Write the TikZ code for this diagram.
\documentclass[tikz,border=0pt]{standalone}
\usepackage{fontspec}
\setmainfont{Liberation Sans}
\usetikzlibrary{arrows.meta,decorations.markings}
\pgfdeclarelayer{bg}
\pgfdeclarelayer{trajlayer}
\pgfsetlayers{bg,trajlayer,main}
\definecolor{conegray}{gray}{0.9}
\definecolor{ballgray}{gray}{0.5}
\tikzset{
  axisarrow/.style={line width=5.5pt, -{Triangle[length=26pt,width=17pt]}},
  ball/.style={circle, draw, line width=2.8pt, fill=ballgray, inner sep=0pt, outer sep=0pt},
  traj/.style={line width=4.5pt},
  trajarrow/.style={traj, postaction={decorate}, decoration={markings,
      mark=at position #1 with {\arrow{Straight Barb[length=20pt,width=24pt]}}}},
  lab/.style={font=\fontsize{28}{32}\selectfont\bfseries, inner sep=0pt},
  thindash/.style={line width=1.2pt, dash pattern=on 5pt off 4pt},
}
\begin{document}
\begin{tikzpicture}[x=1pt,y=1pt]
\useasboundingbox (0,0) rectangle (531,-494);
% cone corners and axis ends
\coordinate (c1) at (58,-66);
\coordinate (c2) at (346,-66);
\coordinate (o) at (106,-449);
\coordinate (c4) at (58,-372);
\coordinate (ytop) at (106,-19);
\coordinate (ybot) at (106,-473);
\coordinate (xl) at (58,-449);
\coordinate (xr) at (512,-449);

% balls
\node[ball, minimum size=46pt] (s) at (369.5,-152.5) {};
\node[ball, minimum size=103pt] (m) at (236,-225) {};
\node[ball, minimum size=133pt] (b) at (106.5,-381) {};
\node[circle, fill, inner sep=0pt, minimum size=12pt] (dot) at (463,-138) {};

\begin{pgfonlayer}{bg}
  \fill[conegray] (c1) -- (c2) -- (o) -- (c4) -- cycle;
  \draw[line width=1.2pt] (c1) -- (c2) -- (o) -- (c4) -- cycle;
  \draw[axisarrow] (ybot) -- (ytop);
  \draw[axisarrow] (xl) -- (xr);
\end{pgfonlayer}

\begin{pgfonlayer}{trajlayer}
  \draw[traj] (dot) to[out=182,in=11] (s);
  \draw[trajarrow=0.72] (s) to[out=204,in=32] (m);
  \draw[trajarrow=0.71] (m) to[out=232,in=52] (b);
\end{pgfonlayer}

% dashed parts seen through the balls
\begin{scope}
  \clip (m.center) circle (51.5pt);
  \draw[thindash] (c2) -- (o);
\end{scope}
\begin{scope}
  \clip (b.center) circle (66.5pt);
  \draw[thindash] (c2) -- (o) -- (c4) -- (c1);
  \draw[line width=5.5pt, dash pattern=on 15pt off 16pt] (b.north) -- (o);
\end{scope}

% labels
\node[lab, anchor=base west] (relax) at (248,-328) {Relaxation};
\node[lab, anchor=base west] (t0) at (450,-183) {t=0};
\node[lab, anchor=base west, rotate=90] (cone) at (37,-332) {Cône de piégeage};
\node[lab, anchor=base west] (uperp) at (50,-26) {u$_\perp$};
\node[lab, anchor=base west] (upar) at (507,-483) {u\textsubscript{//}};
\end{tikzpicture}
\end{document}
______
Do this — Make an exact copy of the data above.

Reply —
Write the TikZ code for this diagram.
\documentclass[tikz,border=0pt]{standalone}
\usepackage{fontspec}
\setmainfont{Liberation Sans}
\usetikzlibrary{arrows.meta,decorations.markings}
\pgfdeclarelayer{bg}
\pgfdeclarelayer{trajlayer}
\pgfsetlayers{bg,trajlayer,main}
\definecolor{conegray}{gray}{0.9}
\definecolor{ballgray}{gray}{0.5}
\tikzset{
  axisarrow/.style={line width=5.5pt, -{Triangle[length=26pt,width=17pt]}},
  ball/.style={circle, draw, line width=2.8pt, fill=ballgray, inner sep=0pt, outer sep=0pt},
  traj/.style={line width=4.5pt},
  trajarrow/.style={traj, postaction={decorate}, decoration={markings,
      mark=at position #1 with {\arrow{Straight Barb[length=20pt,width=24pt]}}}},
  lab/.style={font=\fontsize{28}{32}\selectfont\bfseries, inner sep=0pt},
  thindash/.style={line width=1.2pt, dash pattern=on 5pt off 4pt},
}
\begin{document}
\begin{tikzpicture}[x=1pt,y=1pt]
\useasboundingbox (0,0) rectangle (531,-494);
% cone corners and axis ends
\coordinate (c1) at (58,-66);
\coordinate (c2) at (346,-66);
\coordinate (o) at (106,-449);
\coordinate (c4) at (58,-372);
\coordinate (ytop) at (106,-19);
\coordinate (ybot) at (106,-473);
\coordinate (xl) at (58,-449);
\coordinate (xr) at (512,-449);

% balls
\node[ball, minimum size=46pt] (s) at (369.5,-152.5) {};
\node[ball, minimum size=103pt] (m) at (236,-225) {};
\node[ball, minimum size=133pt] (b) at (106.5,-381) {};
\node[circle, fill, inner sep=0pt, minimum size=12pt] (dot) at (463,-138) {};

\begin{pgfonlayer}{bg}
  \fill[conegray] (c1) -- (c2) -- (o) -- (c4) -- cycle;
  \draw[line width=1.2pt] (c1) -- (c2) -- (o) -- (c4) -- cycle;
  \draw[axisarrow] (ybot) -- (ytop);
  \draw[axisarrow] (xl) -- (xr);
\end{pgfonlayer}

\begin{pgfonlayer}{trajlayer}
  \draw[traj] (dot) to[out=182,in=11] (s);
  \draw[trajarrow=0.72] (s) to[out=204,in=32] (m);
  \draw[trajarrow=0.71] (m) to[out=232,in=52] (b);
\end{pgfonlayer}

% dashed parts seen through the balls
\begin{scope}
  \clip (m.center) circle (51.5pt);
  \draw[thindash] (c2) -- (o);
\end{scope}
\begin{scope}
  \clip (b.center) circle (66.5pt);
  \draw[thindash] (c2) -- (o) -- (c4) -- (c1);
  \draw[line width=5.5pt, dash pattern=on 15pt off 16pt] (b.north) -- (o);
\end{scope}

% labels
\node[lab, anchor=base west] (relax) at (248,-328) {Relaxation};
\node[lab, anchor=base west] (t0) at (450,-183) {t=0};
\node[lab, anchor=base west, rotate=90] (cone) at (37,-332) {Cône de piégeage};
\node[lab, anchor=base west] (uperp) at (50,-26) {u$_\perp$};
\node[lab, anchor=base west] (upar) at (507,-483) {u\textsubscript{//}};
\end{tikzpicture}
\end{document}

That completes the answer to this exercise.